Confidence drives adoption.
Planners need to feel smarter because of the system — not in spite of it.
5. What Happens When You Get This Right
Companies that succeed in planning transformation ALWAYS share these traits:
✔ Solver outputs make sense
Because the data is stable.
✔ Planners trust the system
Because they understand its logic.
✔ Adoption is natural
Because the system reflects truth, not assumptions.
✔ Leadership sees value quickly
Because the runs align with business reality.
✔ Run reliability improves
Because integration pipelines are robust.
✔ Scenario planning becomes powerful
Because the inputs are trustworthy.
This is what true digital planning looks like:
➡ Stable
➡ Transparent
➡ Trustable
➡ Predictive
➡ Explainable
➡ Aligned across functions
And this is what planning tools were meant to deliver all along.

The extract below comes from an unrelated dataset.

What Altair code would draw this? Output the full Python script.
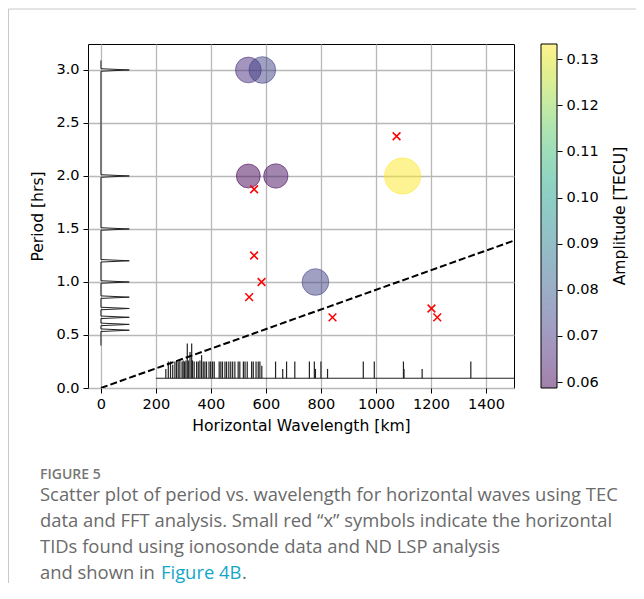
import altair as alt
import numpy as np
import pandas as pd

# ---------------- data ----------------
# TEC / FFT waves (circles): wavelength [km], period [hrs], amplitude [TECU]
circ_wavelength = [536, 587, 536, 636, 780, 1097]
circ_period = [3.0, 3.0, 2.0, 2.0, 1.0, 2.0]
circ_amp = [0.068, 0.073, 0.0587, 0.061, 0.073, 0.1333]

# ionosonde / ND LSP TIDs (red x)
tid_wavelength = [557, 1075, 557, 584, 539, 842, 1202, 1223]
tid_period = [1.875, 2.375, 1.25, 1.0, 0.857, 0.667, 0.75, 0.667]

# reference phase-speed line (dashed)
ref_wavelength = [0, 1550]
ref_period = [0, 1.435]

# period spectrum drawn along the left side
per_spec_periods = [3.0, 2.0, 1.5, 1.2, 1.0, 0.857, 0.75, 0.667, 0.6, 0.545]
per_spec_height = 103
per_spec_ends = [3.09, 0.40]
per_spec_halfwidth = 0.012

# wavelength spectrum drawn along the bottom
wl_spec_lambda = [236, 245, 253, 261, 269, 275, 281, 287, 295, 299,
                  304, 309, 314, 319, 324, 330, 333, 339, 348, 354,
                  360, 366, 372, 378, 384, 393, 399, 406, 412, 430,
                  436, 442, 451, 457, 465, 472, 479, 487, 499, 505,
                  518, 524, 532, 548, 554, 564, 572, 578, 585, 635,
                  661, 675, 705, 758, 776, 780, 800, 824, 954, 994,
                  1100, 1102, 1168, 1345]
wl_spec_top = [0.18, 0.25, 0.25, 0.22, 0.25, 0.26, 0.25, 0.26, 0.25, 0.26,
               0.25, 0.26, 0.42, 0.26, 0.34, 0.42, 0.26, 0.25, 0.25, 0.25,
               0.26, 0.31, 0.25, 0.25, 0.25, 0.25, 0.25, 0.25, 0.25, 0.25,
               0.25, 0.25, 0.25, 0.25, 0.25, 0.25, 0.25, 0.25, 0.25, 0.25,
               0.25, 0.25, 0.25, 0.25, 0.25, 0.25, 0.25, 0.25, 0.21, 0.25,
               0.18, 0.25, 0.25, 0.25, 0.25, 0.18, 0.25, 0.18, 0.25, 0.25,
               0.25, 0.18, 0.18, 0.25]
wl_spec_base = 0.092
wl_spec_span = [200, 1550]

x_ticks = [0, 200, 400, 600, 800, 1000, 1200, 1400]
y_ticks = [0.0, 0.5, 1.0, 1.5, 2.0, 2.5, 3.0]
cb_ticks = [0.06, 0.07, 0.08, 0.09, 0.10, 0.11, 0.12, 0.13]
x_domain = [-47, 1502]
y_domain = [0, 3.245]
amp_domain = [0.0587, 0.1333]

caption_head = "FIGURE 5"
caption_lines = [
    "Scatter plot of period vs. wavelength for horizontal waves using TEC",
    "data and FFT analysis. Small red \u201cx\u201d symbols indicate the horizontal",
    "TIDs found using ionosonde data and ND LSP analysis",
    "and shown in ",
]
caption_link = "Figure 4B"

# ---------------- layout ----------------
W, H = 426, 344
PAD = {"left": 80, "top": 36, "right": 122, "bottom": 195}
CB_X0, CB_X1 = 453, 469

FONT = "DejaVu Sans"
CAP_FONT = "Open Sans"
CAP_SIZE = 18.4

xsc = alt.Scale(domain=x_domain, nice=False, zero=False)
ysc = alt.Scale(domain=y_domain, nice=False, zero=False)
csc = alt.Scale(scheme="viridis", domain=amp_domain)
cbsc = alt.Scale(domain=amp_domain, nice=False, zero=False)

xax = alt.Axis(values=x_ticks, title="Horizontal Wavelength [km]", format="d",
               labelFlush=False, titlePadding=8, labelPadding=4)
yax = alt.Axis(values=y_ticks, title="Period [hrs]", format=".1f",
               labelFlush=False, titlePadding=10, labelPadding=4)


def X(f):
    return alt.X(f, type="quantitative", scale=xsc, axis=xax)


def Y(f):
    return alt.Y(f, type="quantitative", scale=ysc, axis=yax)


# data frames
circ_df = pd.DataFrame({"x": circ_wavelength, "y": circ_period, "amp": circ_amp})
tid_df = pd.DataFrame({"x": tid_wavelength, "y": tid_period})
ref_df = pd.DataFrame({"x": ref_wavelength, "y": ref_period})

rows = [(0, per_spec_ends[0])]
for p in per_spec_periods:
    rows += [(0, p + per_spec_halfwidth), (per_spec_height, p), (0, p - per_spec_halfwidth)]
rows.append((0, per_spec_ends[1]))
per_df = pd.DataFrame(rows, columns=["x", "y"])
per_df["o"] = range(len(per_df))

wl_df = pd.DataFrame({"x": wl_spec_lambda, "top": wl_spec_top, "base": wl_spec_base})
wl_base_df = pd.DataFrame({"x0": [wl_spec_span[0]], "x1": [wl_spec_span[1]], "y": [wl_spec_base]})

# ---------------- layers ----------------
per_line = alt.Chart(per_df).mark_line(color="#222", strokeWidth=1, clip=True).encode(
    x=X("x"), y=Y("y"), order="o:Q")

wl_base = alt.Chart(wl_base_df).mark_rule(color="#222", strokeWidth=1, clip=True).encode(
    x=X("x0"), x2="x1", y=Y("y"))

wl_rules = alt.Chart(wl_df).mark_rule(color="#222", strokeWidth=1.2, clip=True).encode(
    x=X("x"), y=Y("base"), y2="top")

ref_line = alt.Chart(ref_df).mark_line(color="black", strokeWidth=2, strokeDash=[7, 3], clip=True).encode(
    x=X("x"), y=Y("y"))

circles = alt.Chart(circ_df).mark_circle(fillOpacity=0.5, strokeOpacity=0.55, strokeWidth=1).encode(
    x=X("x"), y=Y("y"),
    fill=alt.Fill("amp:Q", scale=csc, legend=None),
    stroke=alt.Stroke("amp:Q", scale=csc, legend=None),
    size=alt.Size("amp:Q", scale=alt.Scale(domain=[0, amp_domain[1]], range=[0, 1300]), legend=None),
)

tids = alt.Chart(tid_df).mark_point(shape="M-1,-1L1,1M-1,1L1,-1", filled=False, color="red",
                                    strokeWidth=1.5, size=60, opacity=1).encode(
    x=X("x"), y=Y("y"))


def txt(text, x, y, **kw):
    return alt.Chart(alt.Data(values=[{}])).mark_text(**kw).encode(
        x=alt.value(x), y=alt.value(y), text=alt.value(text))


cap_x = -48
captions = [txt(caption_head, cap_x, 435, align="left", baseline="alphabetic", font=CAP_FONT,
                fontSize=14, fontWeight=600, color="#777")]
for i, line in enumerate(caption_lines):
    captions.append(txt(line, cap_x, 457 + 26 * i, align="left", baseline="alphabetic",
                        font=CAP_FONT, fontSize=CAP_SIZE, color="#6a6a6a"))
captions.append(txt(caption_link, 73, 535, align="left", baseline="alphabetic",
                    font=CAP_FONT, fontSize=CAP_SIZE, color="#14a6c8"))
captions.append(txt(".", 154, 535, align="left", baseline="alphabetic",
                    font=CAP_FONT, fontSize=CAP_SIZE, color="#6a6a6a"))

border_left = alt.Chart(alt.Data(values=[{}])).mark_rule(color="#c8c8c8", strokeWidth=1).encode(
    x=alt.value(-79.5), y=alt.value(-35), y2=alt.value(560))
border_top = alt.Chart(alt.Data(values=[{}])).mark_rule(color="#c8c8c8", strokeWidth=1).encode(
    x=alt.value(-79.5), x2=alt.value(560), y=alt.value(-35))

main = alt.layer(per_line, wl_base, wl_rules, ref_line, circles, tids,
                 border_left, border_top, *captions)

# colorbar
n = 172
edges = np.linspace(amp_domain[0], amp_domain[1], n + 1)
cb_df = pd.DataFrame({"lo": edges[:-1], "hi": edges[1:], "v": (edges[:-1] + edges[1:]) / 2})
cbax = alt.Axis(orient="right", offset=CB_X1 - W, values=cb_ticks, format=".2f", grid=False,
                domain=False, tickSize=5, labelPadding=4, title=None, labelFlush=False)
cbar = alt.Chart(cb_df).mark_rect(opacity=0.5, strokeWidth=0).encode(
    x=alt.value(CB_X0), x2=alt.value(CB_X1),
    y=alt.Y("lo:Q", scale=cbsc, axis=cbax), y2="hi:Q",
    fill=alt.Fill("v:Q", scale=csc, legend=None))
cb_outline = alt.Chart(alt.Data(values=[{}])).mark_rect(filled=False, stroke="black", strokeWidth=1).encode(
    x=alt.value(CB_X0), x2=alt.value(CB_X1), y=alt.value(0), y2=alt.value(H))
cb_title = txt("Amplitude [TECU]", 532, H / 2, angle=270, align="center", baseline="middle",
               font=FONT, fontSize=15.6, color="black")

chart = alt.layer(main, cbar, cb_outline, cb_title).resolve_scale(y="independent").properties(
    width=W, height=H,
    autosize=alt.AutoSizeParams(type="none"),
    padding=PAD,
).configure_axis(
    labelFont=FONT, titleFont=FONT, labelFontSize=14.5, titleFontSize=15.6,
    labelColor="black", titleColor="black", titleFontWeight="normal",
    tickColor="black", tickSize=5, domain=False,
    gridColor="#b8b8b8", gridWidth=1.3,
).configure_view(stroke="black", strokeWidth=1)

chart.save("out.html", embed_options={"renderer": "svg", "actions": False})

6. Final Takeaway: Planning Systems Fail Quietly Before They Fail Publicly
By the time planners complain publicly:
- “The plan doesn’t make sense.”
- “The solver is broken.”
- “We can’t trust the outputs.”
…the system has already been failing for weeks or months.
Planning systems fail silently — in data structure, in mapping logic, in ownership, in governance, and in preparation.
Companies that solve these gaps win.
Companies that ignore them pay for years.
If you’re evaluating an advanced planning platform today — o9, Kinaxis, SAP IBP, Blue Yonder — remember:
Your success won’t depend on the software.
It will depend on your data, your definitions, your governance, and your planners.